Quel pensiero lo tenne sveglio per qualche ora e il ragazzo riuscì ad addormentarsi solo dopo le tre; per fortuna, era sempre stato quello che i suoi amici definivano un animale notturno, visto che spesso e volentieri rimaneva sveglio fino a tardi a fare feste o anche al telefono con gli amici, per cui era abituato a non dormire troppo.

Quando la mattina dopo Yachi lo chiamò per svegliarlo, si sentiva riposato e pronto per la sua missione.

Si preparò una porzione molto abbondante di latte e cereali per colazione, dopodiché decise di farsi una doccia fredda, giusto per svegliarsi completamente, e si vestí.
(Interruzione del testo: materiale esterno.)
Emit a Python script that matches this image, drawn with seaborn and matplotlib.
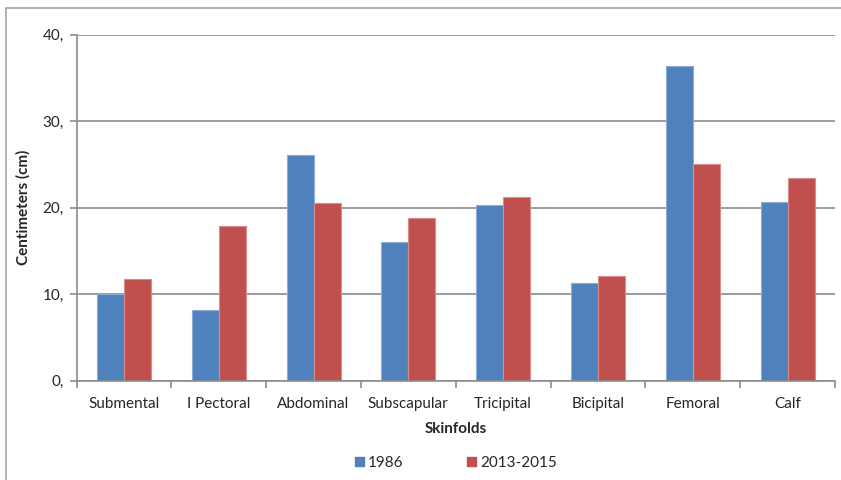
import matplotlib
matplotlib.use("Agg")
import matplotlib.pyplot as plt
from matplotlib.lines import Line2D
from matplotlib.ticker import FixedLocator, FuncFormatter
import seaborn as sns
import pandas as pd

categories = ["Submental", "I Pectoral", "Abdominal", "Subscapular",
              "Tricipital", "Bicipital", "Femoral", "Calf"]
series_names = ["1986", "2013-2015"]
values_1986 = [10.0, 8.2, 26.1, 16.0, 20.3, 11.3, 36.4, 20.7]
values_2013 = [11.7, 17.9, 20.5, 18.8, 21.2, 12.1, 25.1, 23.4]
y_ticks = [0, 10, 20, 30, 40]

colors = ["#4F81BD", "#C0504D"]
edge_colors = ["#8EADD6", "#DA8C8A"]

df = pd.DataFrame({
    "Skinfold": categories * 2,
    "Series": [series_names[0]] * len(categories) + [series_names[1]] * len(categories),
    "Value": values_1986 + values_2013,
})

sns.set_style("white")
plt.rcParams["font.family"] = ["Lato", "DejaVu Sans"]

fig = plt.figure(figsize=(8.41, 4.8), dpi=100)
ax = fig.add_axes([76.5 / 841, 1 - 380.5 / 480, (835 - 76.5) / 841, (380.5 - 34.7) / 480])

sns.barplot(data=df, x="Skinfold", y="Value", hue="Series", order=categories,
            hue_order=series_names, palette=colors, width=0.57, ax=ax,
            saturation=1, legend=True)

# subtle lighter outlines on the bars
for container, ec in zip(ax.containers, edge_colors):
    for bar in container:
        bar.set_edgecolor(ec)
        bar.set_linewidth(0.8)

grid_color = "#8C8C8C"
fs = 11
ax.set_ylim(0, 40)
ax.set_xlim(-0.5, len(categories) - 0.5)
ax.yaxis.set_major_locator(FixedLocator(y_ticks))
ax.yaxis.set_major_formatter(FuncFormatter(lambda v, p: f"{v:.0f},"))
ax.yaxis.grid(True, color=grid_color, linewidth=1.2)
ax.set_axisbelow(True)

for side in ("top", "right"):
    ax.spines[side].set_visible(False)
for side in ("left", "bottom"):
    ax.spines[side].set_color(grid_color)
    ax.spines[side].set_linewidth(1.2)

ax.tick_params(axis="y", which="major", length=5, width=1.2, color=grid_color,
               labelsize=fs, pad=4, left=True)
ax.tick_params(axis="x", which="major", length=0, labelsize=fs, pad=12)
ax.set_xticks([i - 0.5 for i in range(len(categories) + 1)], minor=True)
ax.tick_params(axis="x", which="minor", length=5, width=1.2, color=grid_color,
               bottom=True)

ax.set_xlabel("Skinfolds", fontsize=fs, fontweight="bold", labelpad=8)
ax.set_ylabel("Centimeters (cm)", fontsize=fs, fontweight="bold", labelpad=9)

handles = [plt.Rectangle((0, 0), 1, 1, color=c) for c in colors]
ax.legend(handles, series_names, loc="center", bbox_to_anchor=(0.5, -0.2386),
          ncol=2, frameon=False, fontsize=fs, handlelength=0.6, handleheight=0.6,
          columnspacing=4.2, handletextpad=0.25)

# thin frame around the chart area
fig.add_artist(Line2D([6 / 841, 1], [1 - 8 / 480, 1 - 8 / 480],
                      transform=fig.transFigure, color="#A6A6A6", linewidth=1.2))
fig.add_artist(Line2D([6 / 841, 6 / 841], [0, 1 - 8 / 480],
                      transform=fig.transFigure, color="#A6A6A6", linewidth=1.2))

fig.savefig("out.png", dpi=100)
Si sistemò come al solito i capelli mettendovi sopra chili di gel in modo che rimanessero su, poi afferrò una valigetta che i suoi amici gli avevano comprato per l'occasione, vi mise dentro il fascicolo e tutto ciò che poteva servirgli e uscì di casa.

Per fortuna, era una bella giornata: c'era il sole, ma non faceva esageratamente caldo, anzi c'era un venticello davvero piacevole che trasmetteva una certa calma.

Non che Bokuto fosse una persona calma di natura, ma prese come un incoraggiamento il fatto che fosse tutto così tranquillo.

Sentì il suo telefono vibrare e lo tirò fuori dalla tasca, sorridendo quando vide i messaggi di augurio dei suoi amici a cui aveva detto dove si stesse dirigendo: in fondo, era anche grazie a loro se adesso si trovava lì.

Rispose a tutti quanti, prima di dirigersi verso la sua auto.

Salí e appoggiò la valigetta sul sedile del passeggero, prima di allacciare la cintura, mettere la musica a tutto volume e partire verso la tappa più importante del viaggio che aveva intrapreso anni prima, e per cui sperava di riuscire a mettere un punto conclusivo alla prigione di Tokyo.